¿Trabajadora, dama o puta?
«Si no somos capaces de hacer nada por las mujeres en Irán o Afganistán, ¿por qué no dejamos de tratar de imponer nuestros criterios morales sobre los vecinos?»
Todo pasa y todo queda, pero lo nuestro es pasar. Del escándalo de la semana pasada ya nadie se acuerda. El Gobierno afgano se dedica a la tortura sistemática de las mujeres, que salen, envueltas en velos negros y llorando, de las aulas, a las que a partir de ahora se les prohíbe el acceso. Y algunos chicos admirables salen también, en solidaridad con ellas y demostrando que no todos los varones allá obedecen a la inmunda clerigalla. De esta tragedia nos olvidamos rápidamente, distraídos, como estamos, por otros asuntos igualmente importantes.
Podría escribir aquí sobre las mujeres afganas, sobre su reducción a la esclavitud, y sobre el hecho significativo de que en todos y cada uno de los países que han asumido como norma de Gobierno la religión musulmana la mujer está sometida, cuando no esclavizada… ¿O hay alguna excepción?
Pero ¿para qué hablar de esto? No cambiará nada por más que alicate las frases…
En cambio, a lo mejor convenzo a alguien si pido yo aquí tolerancia y clemencia contra unos chicos que quizá hayan incurrido en una ordinariez o una falta, pero que no merecen por ello un castigo severo.
El Ejército denunció hace unos días a varios soldados del cuartel del Bruch (en Barcelona) por pregonar en un chat privado (este detalle es decisivo) la rifa de una prostituta, o sea, el sorteo de los servicios durante una hora de una «dama de compañía», como llamaban a la mujer en el chat. Era el recurso –recurso primitivo, no voy a disimularlo- que se les había ocurrido a aquellos chicos para recaudar fondos para las fiestas de su unidad. Que para más risa coincidía con el día de la Purísima.
Mejor hubiera hecho el Ejército echando tierra sobre el asunto, que es insignificante. Al darle publicidad, quizá con las mejores intenciones, lo único que consiguió es que se levantase una ola de indignación precisamente contra el Ejército, pues las beatas más gazmoñas de la prensa y de las redes sociales denunciaron el caso con gran rasgamiento de vestiduras y denuncias contra la España negra y brutal.
«La señora ministra debe de imaginarse que el Estado tiene derecho a huronear en los ‘chats’ de los ciudadanos»

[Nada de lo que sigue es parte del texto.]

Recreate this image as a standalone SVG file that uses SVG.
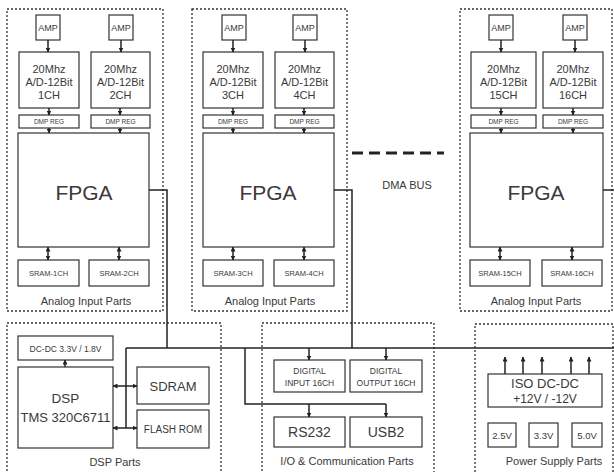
<svg xmlns="http://www.w3.org/2000/svg" width="614" height="472" viewBox="0 0 614 472">
<style>
.panel{fill:none;stroke:#333;stroke-width:1.3;stroke-dasharray:2 2}
.box{fill:#fff;stroke:#333;stroke-width:1.2}
.ln{fill:none;stroke:#222;stroke-width:1.5}
.t{font-family:"Liberation Sans",Arial,sans-serif;fill:#3a3a3a;text-anchor:middle}
.amp{font-size:9px}
.ad{font-size:11px}
.reg{font-size:6.5px}
.fpga{font-size:21px}
.sram{font-size:7.5px}
.lab{font-size:11px}
</style>
<defs>
<marker id="ah" viewBox="0 0 10 10" refX="9" refY="5" markerWidth="5" markerHeight="5" markerUnits="userSpaceOnUse" orient="auto-start-reverse">
<path d="M0,0 L10,5 L0,10 z" fill="#222"/>
</marker>
</defs>
<rect width="614" height="472" fill="#fff"/>

<g id="analog1">
<rect class="panel" x="7" y="9" width="156" height="302"/>
<rect class="box" x="36" y="15" width="24" height="25"/><text class="t amp" x="48" y="31">AMP</text>
<rect class="box" x="109" y="15" width="24" height="25"/><text class="t amp" x="121" y="31">AMP</text>
<rect class="box" x="19" y="52" width="60" height="56"/>
<text class="t ad" x="49" y="73">20Mhz</text><text class="t ad" x="49" y="86">A/D-12Bit</text><text class="t ad" x="49" y="99">1CH</text>
<rect class="box" x="91" y="52" width="59" height="56"/>
<text class="t ad" x="120.5" y="73">20Mhz</text><text class="t ad" x="120.5" y="86">A/D-12Bit</text><text class="t ad" x="120.5" y="99">2CH</text>
<rect class="box" x="19" y="115" width="60" height="13"/><text class="t reg" x="49" y="124">DMP REG</text>
<rect class="box" x="91" y="115" width="59" height="13"/><text class="t reg" x="120.5" y="124">DMP REG</text>
<rect class="box" x="18" y="133" width="131" height="114"/><text class="t fpga" x="84" y="200">FPGA</text>
<rect class="box" x="18" y="260" width="61" height="26"/><text class="t sram" x="48.5" y="276">SRAM-1CH</text>
<rect class="box" x="89" y="260" width="60" height="26"/><text class="t sram" x="119" y="276">SRAM-2CH</text>
<text class="t lab" x="86" y="305">Analog Input Parts</text>
</g>

<g id="analog2">
<rect class="panel" x="192" y="9" width="155" height="302"/>
<rect class="box" x="222" y="15" width="24" height="25"/><text class="t amp" x="234" y="31">AMP</text>
<rect class="box" x="293" y="15" width="24" height="25"/><text class="t amp" x="305" y="31">AMP</text>
<rect class="box" x="203" y="52" width="60" height="56"/>
<text class="t ad" x="233" y="73">20Mhz</text><text class="t ad" x="233" y="86">A/D-12Bit</text><text class="t ad" x="233" y="99">3CH</text>
<rect class="box" x="275" y="52" width="59" height="56"/>
<text class="t ad" x="304.5" y="73">20Mhz</text><text class="t ad" x="304.5" y="86">A/D-12Bit</text><text class="t ad" x="304.5" y="99">4CH</text>
<rect class="box" x="203" y="115" width="60" height="13"/><text class="t reg" x="233" y="124">DMP REG</text>
<rect class="box" x="275" y="115" width="59" height="13"/><text class="t reg" x="304.5" y="124">DMP REG</text>
<rect class="box" x="203" y="133" width="131" height="114"/><text class="t fpga" x="268" y="200">FPGA</text>
<rect class="box" x="203" y="260" width="60" height="26"/><text class="t sram" x="233" y="276">SRAM-3CH</text>
<rect class="box" x="274" y="260" width="60" height="26"/><text class="t sram" x="304" y="276">SRAM-4CH</text>
<text class="t lab" x="270" y="305">Analog Input Parts</text>
</g>

<g id="analog3">
<rect class="panel" x="460" y="9" width="152" height="302"/>
<rect class="box" x="489" y="15" width="24" height="25"/><text class="t amp" x="501" y="31">AMP</text>
<rect class="box" x="563" y="15" width="24" height="25"/><text class="t amp" x="575" y="31">AMP</text>
<rect class="box" x="471" y="52" width="65" height="56"/>
<text class="t ad" x="503.5" y="73">20Mhz</text><text class="t ad" x="503.5" y="86">A/D-12Bit</text><text class="t ad" x="503.5" y="99">15CH</text>
<rect class="box" x="543" y="52" width="60" height="56"/>
<text class="t ad" x="573" y="73">20Mhz</text><text class="t ad" x="573" y="86">A/D-12Bit</text><text class="t ad" x="573" y="99">16CH</text>
<rect class="box" x="471" y="115" width="65" height="13"/><text class="t reg" x="503.5" y="124">DMP REG</text>
<rect class="box" x="543" y="115" width="60" height="13"/><text class="t reg" x="573" y="124">DMP REG</text>
<rect class="box" x="470" y="133" width="133" height="114"/><text class="t fpga" x="536" y="200">FPGA</text>
<rect class="box" x="470" y="260" width="60" height="26"/><text class="t sram" x="500" y="276">SRAM-15CH</text>
<rect class="box" x="542" y="260" width="60" height="26"/><text class="t sram" x="572" y="276">SRAM-16CH</text>
<text class="t lab" x="536" y="305">Analog Input Parts</text>
</g>

<g id="dmabus">
<line x1="352" y1="153" x2="444" y2="153" stroke="#222" stroke-width="3" stroke-dasharray="11 6"/>
<text class="t" x="407" y="189" font-size="11" fill="#555">DMA BUS</text>
</g>

<g id="dsp">
<rect class="panel" x="7" y="323" width="214" height="160"/>
<rect class="box" x="18" y="336" width="95" height="24"/>
<text class="t" x="65.5" y="352" font-size="8.5">DC-DC 3.3V / 1.8V</text>
<rect class="box" x="18" y="367" width="95" height="81"/>
<text class="t" x="65.5" y="403" font-size="13.5">DSP</text>
<text class="t" x="65.5" y="422" font-size="13">TMS 320C6711</text>
<rect class="box" x="137" y="367" width="72" height="37"/>
<text class="t" x="173" y="391" font-size="13">SDRAM</text>
<rect class="box" x="137" y="410" width="72" height="38"/>
<text class="t" x="173" y="433" font-size="10">FLASH ROM</text>
<text class="t lab" x="115" y="466">DSP Parts</text>
</g>

<g id="io">
<rect class="panel" x="262" y="323" width="172" height="160"/>
<rect class="box" x="274" y="360" width="71" height="32"/>
<text class="t" x="309.5" y="374" font-size="8.5">DIGITAL</text>
<text class="t" x="309.5" y="386" font-size="8.5">INPUT 16CH</text>
<rect class="box" x="350" y="360" width="72" height="32"/>
<text class="t" x="386" y="374" font-size="8.5">DIGITAL</text>
<text class="t" x="386" y="386" font-size="8.5">OUTPUT 16CH</text>
<rect class="box" x="274" y="417" width="71" height="30"/>
<text class="t" x="309.5" y="437" font-size="14">RS232</text>
<rect class="box" x="350" y="417" width="72" height="30"/>
<text class="t" x="386" y="437" font-size="14">USB2</text>
<text class="t lab" x="347" y="465">I/O &amp; Communication Parts</text>
</g>

<g id="power">
<rect class="panel" x="475" y="324" width="138" height="160"/>
<rect class="box" x="488" y="374" width="114" height="33"/>
<text class="t" x="545" y="388" font-size="13">ISO DC-DC</text>
<text class="t" x="545" y="403" font-size="12">+12V / -12V</text>
<rect class="box" x="488" y="423" width="28" height="24"/>
<text class="t" x="502" y="439" font-size="9.5">2.5V</text>
<rect class="box" x="529" y="423" width="29" height="24"/>
<text class="t" x="543.5" y="439" font-size="9.5">3.3V</text>
<rect class="box" x="572" y="423" width="30" height="24"/>
<text class="t" x="587" y="439" font-size="9.5">5.0V</text>
<text class="t lab" x="554" y="465">Power Supply Parts</text>
</g>

<g id="connectors">
<line class="ln" x1="48" y1="40" x2="48" y2="52" marker-end="url(#ah)"/>
<line class="ln" x1="121" y1="40" x2="121" y2="52" marker-end="url(#ah)"/>
<line class="ln" x1="49" y1="108" x2="49" y2="115" marker-end="url(#ah)"/>
<line class="ln" x1="120" y1="108" x2="120" y2="115" marker-end="url(#ah)"/>
<line class="ln" x1="49" y1="128" x2="49" y2="133" marker-end="url(#ah)"/>
<line class="ln" x1="120" y1="128" x2="120" y2="133" marker-end="url(#ah)"/>
<line class="ln" x1="48" y1="247" x2="48" y2="260" marker-start="url(#ah)" marker-end="url(#ah)"/>
<line class="ln" x1="119" y1="247" x2="119" y2="260" marker-start="url(#ah)" marker-end="url(#ah)"/>
<line class="ln" x1="233" y1="40" x2="233" y2="52" marker-end="url(#ah)"/>
<line class="ln" x1="305" y1="40" x2="305" y2="52" marker-end="url(#ah)"/>
<line class="ln" x1="233" y1="108" x2="233" y2="115" marker-end="url(#ah)"/>
<line class="ln" x1="304" y1="108" x2="304" y2="115" marker-end="url(#ah)"/>
<line class="ln" x1="233" y1="128" x2="233" y2="133" marker-end="url(#ah)"/>
<line class="ln" x1="304" y1="128" x2="304" y2="133" marker-end="url(#ah)"/>
<line class="ln" x1="233" y1="247" x2="233" y2="260" marker-start="url(#ah)" marker-end="url(#ah)"/>
<line class="ln" x1="304" y1="247" x2="304" y2="260" marker-start="url(#ah)" marker-end="url(#ah)"/>
<line class="ln" x1="501" y1="40" x2="501" y2="52" marker-end="url(#ah)"/>
<line class="ln" x1="575" y1="40" x2="575" y2="52" marker-end="url(#ah)"/>
<line class="ln" x1="501" y1="108" x2="501" y2="115" marker-end="url(#ah)"/>
<line class="ln" x1="573" y1="108" x2="573" y2="115" marker-end="url(#ah)"/>
<line class="ln" x1="501" y1="128" x2="501" y2="133" marker-end="url(#ah)"/>
<line class="ln" x1="573" y1="128" x2="573" y2="133" marker-end="url(#ah)"/>
<line class="ln" x1="500" y1="247" x2="500" y2="260" marker-start="url(#ah)" marker-end="url(#ah)"/>
<line class="ln" x1="572" y1="247" x2="572" y2="260" marker-start="url(#ah)" marker-end="url(#ah)"/>
<polyline class="ln" points="149,190 167,190 167,348"/>
<polyline class="ln" points="334,190 352,190 352,348"/>
<polyline class="ln" points="603,190 614,190"/>
<line class="ln" x1="126" y1="348" x2="614" y2="348"/>
<line class="ln" x1="126" y1="348" x2="126" y2="428"/>
<line class="ln" x1="113" y1="386" x2="137" y2="386" marker-start="url(#ah)" marker-end="url(#ah)"/>
<line class="ln" x1="113" y1="428" x2="137" y2="428" marker-start="url(#ah)" marker-end="url(#ah)"/>
<line class="ln" x1="65" y1="367" x2="65" y2="360" marker-end="url(#ah)"/>
<line class="ln" x1="309" y1="348" x2="309" y2="360" marker-end="url(#ah)"/>
<line class="ln" x1="386" y1="348" x2="386" y2="360" marker-end="url(#ah)"/>
<polyline class="ln" points="245,348 245,404 386,404"/>
<line class="ln" x1="309" y1="404" x2="309" y2="417" marker-end="url(#ah)"/>
<line class="ln" x1="386" y1="404" x2="386" y2="417" marker-end="url(#ah)"/>
<line class="ln" x1="505" y1="374" x2="505" y2="357" marker-end="url(#ah)"/>
<line class="ln" x1="523" y1="374" x2="523" y2="357" marker-end="url(#ah)"/>
<line class="ln" x1="542" y1="374" x2="542" y2="357" marker-end="url(#ah)"/>
<line class="ln" x1="571" y1="374" x2="571" y2="357" marker-end="url(#ah)"/>
<line class="ln" x1="589" y1="374" x2="589" y2="357" marker-end="url(#ah)"/>
</g>
</svg>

Ahora la rifa ha sido cancelada, los organizadores de la misma han sido identificados y denunciados a la fiscalía, y la ministra de Defensa, Margarita Robles, reclama que se les expulse del Ejército. La señora ministra debe de imaginarse que el Estado tiene derecho a huronear en los chats de los ciudadanos y decidir si merecen castigo o no por lo que hacen en sus vidas privadas, y que el oficio militar (Oficio militar profeso y hago, /baja condenación de mi ventura / que al alma dos infiernos da por pago, escribió Aldana, «el divino capitán») está muy codiciado por multitudes de jóvenes puritanos, muy bien educados en facultades de Filosofía y seminarios de Buenos Modales, respetuosísimos con la mujer y con el cuerpo femenino (¡ese sagrario!): de manera que en cuanto esos réprobos puteros sean expulsados de las Fuerzas Armadas y sus plazas queden vacantes, correrán muchos (o muchas) universitarios a alistarse voluntarios para defender a la patria con las armas allá donde se les diga.
De momento, a esos chicos, a los que se hubiera podido discretamente reprender con una regañina («¡que no se repita! ¿Entendido, cabo Martínez?») y pasar página, ya les han arruinado la vida y quizá se los envíe al desempleo, entre el cacareo satisfecho de las mil gallinitas del bonismo.
Y a la «dama de compañía» –categoría profesional que, cuando se la quiere dignificar, también se llama «trabajadora sexual», y cuando se la quiere degradar, «puta»-, se le ha cancelado el contrato y pierde los emolumentos de la rifa, que tal vez le venían muy bien para pagar los turrones de estas fiestas o para enviárselos a su madre en el país remoto y en bancarrota del que procede. A ésta nadie le pidió opinión ni se le preguntó si se sentía degradada o no con la rifa de los c…
Pero si no somos capaces de hacer nada por lo que pasa con la condición femenina en Irán o en Afganistán, ¿por qué no dejamos ya de tratar de imponer nuestros criterios morales sobre los vecinos? ¿O acaso el Estado es capaz, y tiene voluntad, de financiar la economía de tantísimas mujeres más o menos desvalidas que, a falta de otra alternativa para sustentarse, recurren a «la profesión más vieja del mundo»?